Dopo lunghi negoziati tra Commissione, Parlamento e Consiglio, entra in vigore una nuova legge per bloccare la strada ai minerali importati da zone di guerra.
D’ora in poi gli Stati membri dell’Unione europea non potranno più comprare i cosiddetti minerali insanguinati. La vendita di coltan, tungsteno, cobalto, stagno, tantalio e oro è spesso fonte di finanziamento per gruppi armati nelle aree di conflitto, a cominciare dall’Africa. Un provvedimento che riguarderà soltanto gli importatori di minerali grezzi e quelle aziende (fonderie e raffinerie) che procedono alla prima trasformazione. Esclusi invece dal divieto i metalli e minerali contenuti nei prodotti industriali già finiti, cioè computer, cellulari, macchine e gioielli, importati dal vecchio continente.
«Abbiamo raggiunto un accordo politico sugli obblighi legali per la parte a monte della catena di rifornimento di questi minerali, che includono fonderie e raffinerie (…) Una regolamentazione che prova come l’Europa, il maggiore blocco commerciale al mondo, possa fare scambi in maniera responsabile» ha dichiarato il commissario europeo al Commercio, Cecilia Malmström. Per Lilianne Ploumen, ministro del Commercio estero dei Paesi Bassi, alla presidenza di turno dell’Unione, «l’intesa avrà un enorme impatto sul terreno nelle aree dei conflitti (…) Il nostro ruolo è quello di dare voce a persone che non possono sedere a questi tavoli e anche ai consumatori che non vogliono contribuire a conflitti senza saperlo».
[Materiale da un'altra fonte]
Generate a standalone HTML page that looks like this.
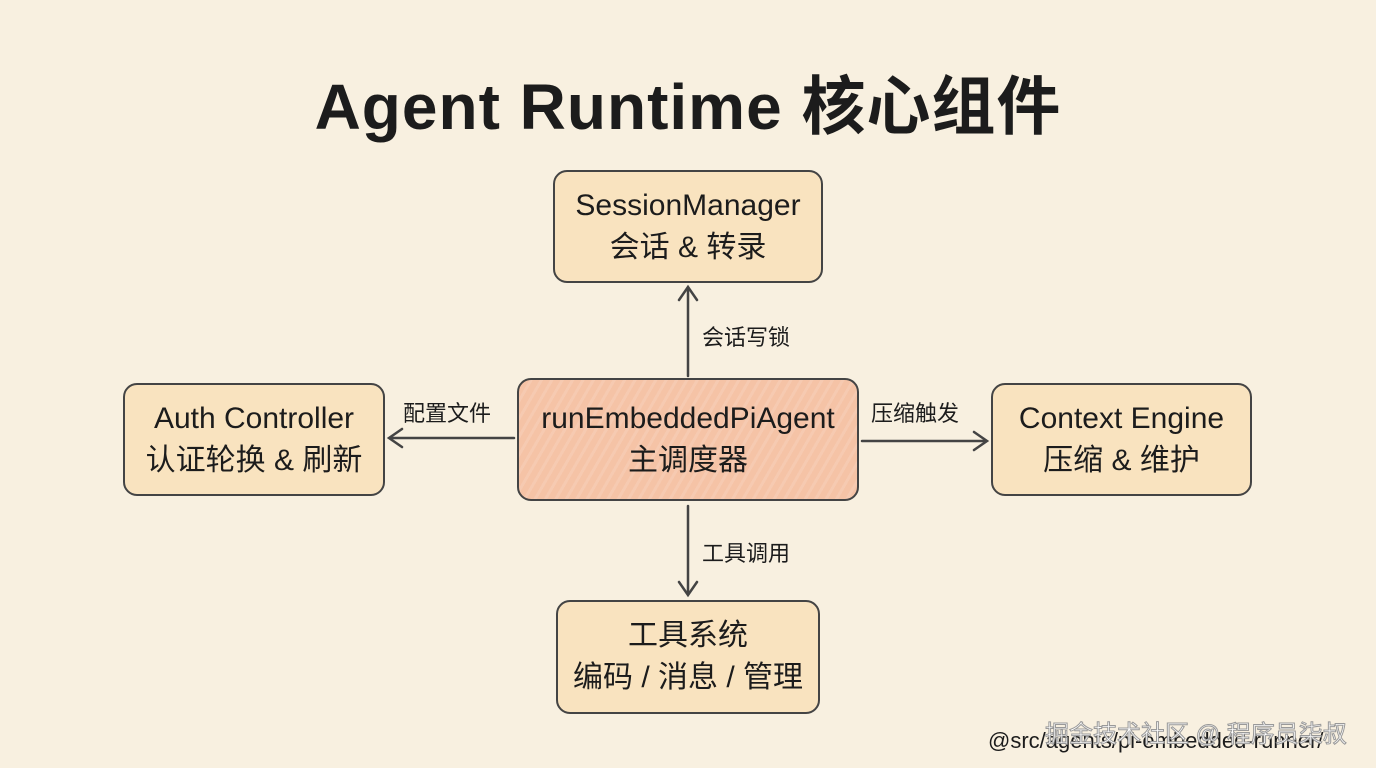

Sulla controversa questione del commercio dei minerali e metalli provenienti dal Sud del mondo, gli Stati Uniti hanno introdotto nel 2010 un’apposita legislazione che riguardava soltanto oro, coltan, stagno e tungsteno, sia grezzi che raffinati, quali componente di prodotti industriali. Tutte le società quotate in borsa avevano l’obbligo di verificarne la provenienza. Ma la legge Dodd Frank, entrata in vigore nel 2012, si applicava alla Repubblica democratica del Congo e ai vicini Paesi dei Grandi Laghi. Dal punto di vista geografico la legislazione europea non ha restrizioni così come sui minerali e metalli, tutti inclusi nel testo.
Tuttavia il provvedimento ha già suscitato perplessità e critiche nel mondo delle organizzazioni non governative e tra i difensori dei diritti umani. Il testo varato va considerato «solo un primo passo, da attuare rapidamente, che va esteso presto alle imprese che importano questi materiali come parte dei prodotti industriali» ha commentato Iverna McGowan, a capo dell’ufficio istituzioni europee di Amnesty International, sottolineando che «l’Unione europea ha obblighi internazionali di rispetto dei diritti umani ma ha fatto solo metà strada in questo senso». Per alcuni analisti del settore, la legislazione è frutto di un compromesso tra il Parlamento europeo – la cui posizione era vicina alle esigenze delle ong – e d’altra parte Commissione e singoli governi, non molto propensi all’idea di imporre restrizioni alle aziende in termini di approvvigionamenti.
Così l’Ue ha fatto slittare a data da destinarsi la riflessione sui minerali insanguinati contenuti nei prodotti manufatti importati. Per quelle imprese che si trovano alla fine della catena di produzione e che utilizzano i minerali per integrarli nei prodotti di consumo che fabbricano, sono previste altri tipi di misure (tra cui strumenti di audit), tutte volontarie, che dovrebbero essere implementate entro i prossimi due anni. Se queste misure non saranno adottate, allora queste imprese saranno costrette a sottoporsi ad una tracciabilità obbligatoria sui minerali utilizzati contenuti nei prodotti che fabbricano. Esenti dai controlli le piccole imprese e i liberi professionisti, ad esempio i dentisti che non sono tenuti a verificare l’origine dei metalli contenuti nell’amalgama utilizzato.